The co-op's six paid staff will keep their jobs and will continue working out of its office in downtown Kitchener for now, one staff member told CBC K-W.

The People’s Car Co-operative Inc. began with just one car in 1998: a donated 1988 Toyota Tercel. The co-op's second vehicle, pictured here, was a 1991 Honda Accord. (Submitted by: Community CarShare)

Carsharing across southwestern Ontario

Community Carshare was a co-operatively run service that started in 1998 as just 10 friends and a donated 1988 Toyota Tercel. Then, it was called The People's Car Co-operative Inc.

Twenty years later, the carsharing service has more than 60 vehicles — primarily in Waterloo region, but also extending into Hamilton, Guelph, Elmira, Burlington and London. 

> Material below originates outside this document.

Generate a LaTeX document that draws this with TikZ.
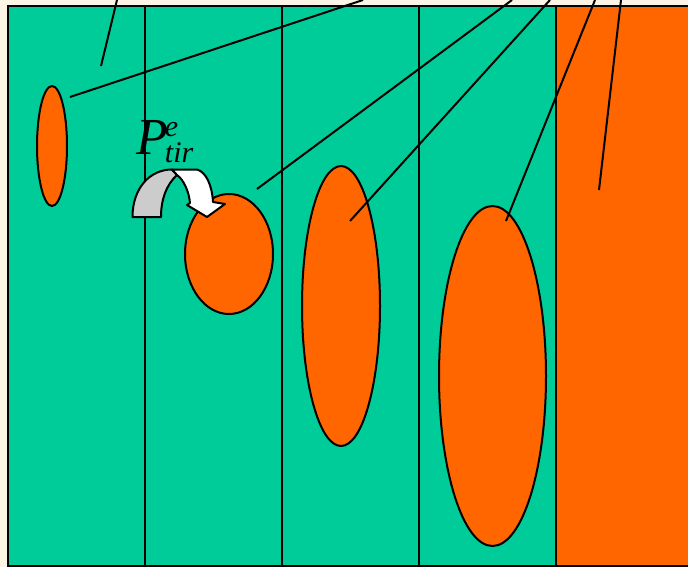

In a message to members on March 25, the co-op's board of directors thanked members for their patience and understanding as staff worked through the handover. 

Change in rate plans, technology

"While we anticipate some significant operational changes over the months and years ahead, your staff have been working hard and are taking an active role in facilitating a smooth transition," the message said.

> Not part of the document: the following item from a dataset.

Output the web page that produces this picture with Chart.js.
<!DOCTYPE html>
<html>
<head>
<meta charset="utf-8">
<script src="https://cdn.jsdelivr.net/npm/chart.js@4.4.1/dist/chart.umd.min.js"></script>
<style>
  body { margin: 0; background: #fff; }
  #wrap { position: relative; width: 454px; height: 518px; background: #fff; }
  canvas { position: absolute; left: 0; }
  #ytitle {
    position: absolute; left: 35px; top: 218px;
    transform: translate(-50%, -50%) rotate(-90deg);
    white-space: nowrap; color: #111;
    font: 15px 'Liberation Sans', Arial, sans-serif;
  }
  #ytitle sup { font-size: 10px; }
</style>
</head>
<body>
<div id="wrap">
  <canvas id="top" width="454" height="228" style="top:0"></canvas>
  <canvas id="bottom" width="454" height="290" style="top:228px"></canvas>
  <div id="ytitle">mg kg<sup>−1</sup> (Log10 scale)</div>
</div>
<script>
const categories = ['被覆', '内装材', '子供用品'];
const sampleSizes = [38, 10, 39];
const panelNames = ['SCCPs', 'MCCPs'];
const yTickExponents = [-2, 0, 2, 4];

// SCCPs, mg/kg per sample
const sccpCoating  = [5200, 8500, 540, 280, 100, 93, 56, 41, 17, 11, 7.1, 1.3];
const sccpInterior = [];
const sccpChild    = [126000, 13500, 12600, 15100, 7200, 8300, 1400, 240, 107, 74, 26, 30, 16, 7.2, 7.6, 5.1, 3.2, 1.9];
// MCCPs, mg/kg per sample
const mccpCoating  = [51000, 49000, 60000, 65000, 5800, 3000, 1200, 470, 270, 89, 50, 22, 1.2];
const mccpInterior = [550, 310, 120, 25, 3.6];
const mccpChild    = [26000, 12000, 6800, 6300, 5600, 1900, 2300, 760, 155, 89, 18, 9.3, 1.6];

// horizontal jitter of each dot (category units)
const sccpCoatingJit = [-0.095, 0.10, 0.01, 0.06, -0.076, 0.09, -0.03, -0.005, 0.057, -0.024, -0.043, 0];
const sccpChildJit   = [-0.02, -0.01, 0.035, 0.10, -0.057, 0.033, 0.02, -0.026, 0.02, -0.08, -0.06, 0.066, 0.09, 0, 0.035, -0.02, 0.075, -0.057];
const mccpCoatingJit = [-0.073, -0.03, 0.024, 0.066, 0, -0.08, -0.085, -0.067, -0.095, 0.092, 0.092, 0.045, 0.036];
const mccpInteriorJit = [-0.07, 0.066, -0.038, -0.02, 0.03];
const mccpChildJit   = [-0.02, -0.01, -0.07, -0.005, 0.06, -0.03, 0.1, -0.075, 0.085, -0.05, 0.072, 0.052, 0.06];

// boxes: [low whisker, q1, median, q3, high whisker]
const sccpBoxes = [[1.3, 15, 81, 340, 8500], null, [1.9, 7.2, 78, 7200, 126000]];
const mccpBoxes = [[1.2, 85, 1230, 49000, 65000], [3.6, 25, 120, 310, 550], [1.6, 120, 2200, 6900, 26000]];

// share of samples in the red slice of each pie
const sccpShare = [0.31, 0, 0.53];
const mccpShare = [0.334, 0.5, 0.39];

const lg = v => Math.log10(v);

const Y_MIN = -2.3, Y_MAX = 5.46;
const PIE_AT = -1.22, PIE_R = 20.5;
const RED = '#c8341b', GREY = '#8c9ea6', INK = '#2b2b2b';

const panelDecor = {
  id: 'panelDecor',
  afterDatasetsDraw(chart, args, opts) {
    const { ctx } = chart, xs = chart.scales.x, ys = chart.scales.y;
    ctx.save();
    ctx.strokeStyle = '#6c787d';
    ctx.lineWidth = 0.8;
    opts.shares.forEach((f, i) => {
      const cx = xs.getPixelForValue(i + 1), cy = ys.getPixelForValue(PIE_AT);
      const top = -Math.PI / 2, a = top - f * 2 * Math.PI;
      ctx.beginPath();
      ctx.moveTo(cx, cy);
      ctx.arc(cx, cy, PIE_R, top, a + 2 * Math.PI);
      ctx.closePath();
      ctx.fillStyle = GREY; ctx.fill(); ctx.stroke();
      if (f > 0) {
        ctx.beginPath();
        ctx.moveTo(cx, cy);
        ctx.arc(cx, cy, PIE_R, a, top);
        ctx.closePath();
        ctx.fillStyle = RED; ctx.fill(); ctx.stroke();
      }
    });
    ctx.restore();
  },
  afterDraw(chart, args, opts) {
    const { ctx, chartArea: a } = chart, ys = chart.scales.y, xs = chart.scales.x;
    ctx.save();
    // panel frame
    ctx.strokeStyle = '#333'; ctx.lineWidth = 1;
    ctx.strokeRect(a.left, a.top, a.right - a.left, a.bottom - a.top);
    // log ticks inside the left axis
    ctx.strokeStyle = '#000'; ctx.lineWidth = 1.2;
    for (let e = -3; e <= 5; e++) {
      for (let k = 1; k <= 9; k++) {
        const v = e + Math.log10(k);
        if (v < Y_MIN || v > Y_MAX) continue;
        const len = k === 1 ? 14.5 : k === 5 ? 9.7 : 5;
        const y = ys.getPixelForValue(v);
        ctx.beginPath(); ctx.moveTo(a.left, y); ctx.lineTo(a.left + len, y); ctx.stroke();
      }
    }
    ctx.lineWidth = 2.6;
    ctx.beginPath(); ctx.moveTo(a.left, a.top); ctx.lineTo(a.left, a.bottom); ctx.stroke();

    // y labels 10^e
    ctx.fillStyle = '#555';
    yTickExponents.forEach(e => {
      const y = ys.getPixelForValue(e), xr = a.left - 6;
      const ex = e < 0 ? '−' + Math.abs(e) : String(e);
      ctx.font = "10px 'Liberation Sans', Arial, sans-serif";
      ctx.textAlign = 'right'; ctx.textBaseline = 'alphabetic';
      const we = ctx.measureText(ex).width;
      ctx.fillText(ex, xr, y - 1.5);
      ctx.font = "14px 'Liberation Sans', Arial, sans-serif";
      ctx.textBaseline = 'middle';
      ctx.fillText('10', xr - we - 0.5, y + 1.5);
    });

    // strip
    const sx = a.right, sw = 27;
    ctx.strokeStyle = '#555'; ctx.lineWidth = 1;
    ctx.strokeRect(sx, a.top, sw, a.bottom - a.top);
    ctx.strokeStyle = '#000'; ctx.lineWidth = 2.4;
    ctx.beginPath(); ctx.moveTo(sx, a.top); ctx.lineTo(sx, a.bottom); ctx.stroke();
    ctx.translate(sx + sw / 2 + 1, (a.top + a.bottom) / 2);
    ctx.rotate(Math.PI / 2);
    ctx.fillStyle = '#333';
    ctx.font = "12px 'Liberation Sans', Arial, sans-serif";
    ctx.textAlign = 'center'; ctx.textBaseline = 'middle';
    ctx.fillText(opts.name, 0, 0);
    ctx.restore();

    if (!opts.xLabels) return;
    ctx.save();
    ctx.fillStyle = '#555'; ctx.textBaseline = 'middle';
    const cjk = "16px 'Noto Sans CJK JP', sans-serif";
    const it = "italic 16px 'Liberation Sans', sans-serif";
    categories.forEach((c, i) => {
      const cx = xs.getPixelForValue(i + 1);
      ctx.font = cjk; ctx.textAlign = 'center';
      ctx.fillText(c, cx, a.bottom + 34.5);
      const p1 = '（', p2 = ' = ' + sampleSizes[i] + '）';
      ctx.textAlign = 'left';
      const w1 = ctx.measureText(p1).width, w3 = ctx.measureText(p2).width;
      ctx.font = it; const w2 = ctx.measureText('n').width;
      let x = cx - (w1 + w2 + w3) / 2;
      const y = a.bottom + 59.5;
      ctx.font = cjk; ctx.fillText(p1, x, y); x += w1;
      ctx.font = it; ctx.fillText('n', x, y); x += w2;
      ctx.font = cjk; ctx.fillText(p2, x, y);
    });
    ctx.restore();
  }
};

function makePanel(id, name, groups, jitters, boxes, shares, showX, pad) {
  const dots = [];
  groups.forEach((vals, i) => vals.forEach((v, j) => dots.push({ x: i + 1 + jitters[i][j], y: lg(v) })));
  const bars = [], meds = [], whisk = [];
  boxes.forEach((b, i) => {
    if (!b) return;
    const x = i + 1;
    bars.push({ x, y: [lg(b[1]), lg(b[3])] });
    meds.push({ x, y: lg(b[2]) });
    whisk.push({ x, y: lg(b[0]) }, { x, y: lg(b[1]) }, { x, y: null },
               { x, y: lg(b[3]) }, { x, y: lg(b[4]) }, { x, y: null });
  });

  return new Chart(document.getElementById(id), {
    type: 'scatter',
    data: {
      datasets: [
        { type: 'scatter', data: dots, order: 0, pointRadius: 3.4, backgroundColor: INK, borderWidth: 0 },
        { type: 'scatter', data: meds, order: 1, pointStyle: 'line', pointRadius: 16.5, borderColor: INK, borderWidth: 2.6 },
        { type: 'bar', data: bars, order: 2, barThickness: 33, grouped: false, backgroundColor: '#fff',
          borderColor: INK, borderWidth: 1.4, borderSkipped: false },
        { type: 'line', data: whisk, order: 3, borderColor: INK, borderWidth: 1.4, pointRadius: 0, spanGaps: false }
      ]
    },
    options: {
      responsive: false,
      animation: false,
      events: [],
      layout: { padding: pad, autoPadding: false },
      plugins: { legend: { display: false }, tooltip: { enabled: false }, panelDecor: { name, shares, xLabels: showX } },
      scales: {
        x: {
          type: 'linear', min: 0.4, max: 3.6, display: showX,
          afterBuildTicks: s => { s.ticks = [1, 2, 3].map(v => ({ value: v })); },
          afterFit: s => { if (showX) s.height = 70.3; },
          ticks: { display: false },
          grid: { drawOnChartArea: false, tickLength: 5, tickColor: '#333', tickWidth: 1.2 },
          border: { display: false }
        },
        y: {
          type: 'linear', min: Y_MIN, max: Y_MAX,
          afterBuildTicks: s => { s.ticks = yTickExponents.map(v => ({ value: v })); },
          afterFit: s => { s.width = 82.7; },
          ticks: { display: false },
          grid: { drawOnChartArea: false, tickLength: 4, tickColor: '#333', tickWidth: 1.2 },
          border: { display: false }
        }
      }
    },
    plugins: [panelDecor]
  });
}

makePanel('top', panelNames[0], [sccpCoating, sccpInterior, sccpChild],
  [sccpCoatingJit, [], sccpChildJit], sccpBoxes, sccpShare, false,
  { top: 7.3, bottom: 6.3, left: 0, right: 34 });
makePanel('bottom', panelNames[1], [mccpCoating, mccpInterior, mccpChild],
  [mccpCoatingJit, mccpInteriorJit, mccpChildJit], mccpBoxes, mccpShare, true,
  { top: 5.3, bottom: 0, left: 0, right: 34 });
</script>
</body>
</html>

"Vrtucar management has a solid understanding of our operations, and they are looking forward to serving you." 

Wood, however, said members shouldn't notice much of a difference with Vrtucar at the helm. 

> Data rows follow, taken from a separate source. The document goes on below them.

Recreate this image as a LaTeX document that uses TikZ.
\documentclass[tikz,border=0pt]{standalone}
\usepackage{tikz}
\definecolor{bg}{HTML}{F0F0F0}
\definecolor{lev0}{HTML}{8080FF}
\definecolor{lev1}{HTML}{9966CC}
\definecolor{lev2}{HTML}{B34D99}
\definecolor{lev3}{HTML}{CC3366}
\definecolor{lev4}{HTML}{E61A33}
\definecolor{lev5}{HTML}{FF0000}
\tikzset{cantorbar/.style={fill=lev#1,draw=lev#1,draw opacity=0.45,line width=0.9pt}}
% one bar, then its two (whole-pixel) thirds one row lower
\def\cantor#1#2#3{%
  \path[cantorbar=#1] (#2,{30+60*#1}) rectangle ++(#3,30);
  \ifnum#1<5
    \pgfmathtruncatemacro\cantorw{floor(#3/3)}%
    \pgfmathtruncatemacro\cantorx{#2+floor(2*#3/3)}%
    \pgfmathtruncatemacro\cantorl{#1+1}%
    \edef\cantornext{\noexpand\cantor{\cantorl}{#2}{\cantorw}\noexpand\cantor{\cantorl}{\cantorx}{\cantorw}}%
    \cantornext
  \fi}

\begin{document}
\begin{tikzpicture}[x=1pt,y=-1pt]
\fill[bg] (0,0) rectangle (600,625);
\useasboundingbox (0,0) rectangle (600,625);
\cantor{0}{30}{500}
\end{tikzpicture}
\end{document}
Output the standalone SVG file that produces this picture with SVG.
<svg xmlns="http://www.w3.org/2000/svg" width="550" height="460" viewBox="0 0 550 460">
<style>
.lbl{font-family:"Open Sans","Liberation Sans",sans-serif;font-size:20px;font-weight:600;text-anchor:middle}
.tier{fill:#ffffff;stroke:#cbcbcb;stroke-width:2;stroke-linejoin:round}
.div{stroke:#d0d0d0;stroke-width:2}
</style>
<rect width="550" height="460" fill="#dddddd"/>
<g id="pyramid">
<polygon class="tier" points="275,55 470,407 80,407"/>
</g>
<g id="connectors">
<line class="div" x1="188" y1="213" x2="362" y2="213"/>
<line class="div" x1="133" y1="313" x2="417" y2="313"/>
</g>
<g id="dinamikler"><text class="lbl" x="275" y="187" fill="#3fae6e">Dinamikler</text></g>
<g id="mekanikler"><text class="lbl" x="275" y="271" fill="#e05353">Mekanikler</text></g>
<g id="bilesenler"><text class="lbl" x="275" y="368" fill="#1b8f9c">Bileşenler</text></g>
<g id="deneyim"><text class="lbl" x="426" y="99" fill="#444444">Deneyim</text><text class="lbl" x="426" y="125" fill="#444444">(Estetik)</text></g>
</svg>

"In terms of people using the cars, on a day-to-day basis, there's absolutely no difference," Wood said. "There's going to be a change in rate plans and technology — but those are all to the good. Really to the user of the service: it's business as usual."

 One thing that will change is reservation rates — soon to be cheaper, according to an example given by Communauto president Marco Viviani in a news release Tuesday afternoon.

"Members under the 'Occasional' plan would pay $16.50 for a 1.5-hour, 15 kilometres trip. Under VRTUCAR's price structure and it's most popular 'Value' plan, the same trip would cost $11.78 to a Community CarShare member, a 29 per cent saving, or $11.25 with the Open plan, no monthly fee." 

Bittersweet transition

Katharine Albrecht was one of the co-op's early members and joined in 2002, when she was a Master's student at the University of Waterloo.

"Back then, there were four vehicles. I was member number 48," she said.

"To book it you called the office cellphone, which was carried around by the office manager, day and night, and she recorded your reservation in a daytimer." 

She said she joined because as a student, owning a car just wasn't practical. 

"Not everything you need to do is around the university and it was an exciting way to have access to a car without having to have the cost of owning one," she said. 

Fifteen years later, she and her husband are still active members. 

Albrecht said seeing the carshare change from a co-operative venture to a private business is bittersweet but probably for the best. 

"I admit that part of me is a little disappointed but at the same time I want it to thrive and if what the carshare needs to do is to leave the co-op roots and become a business in order to thrive, that's fine," she said. 

"I'd like to see it continue and grow."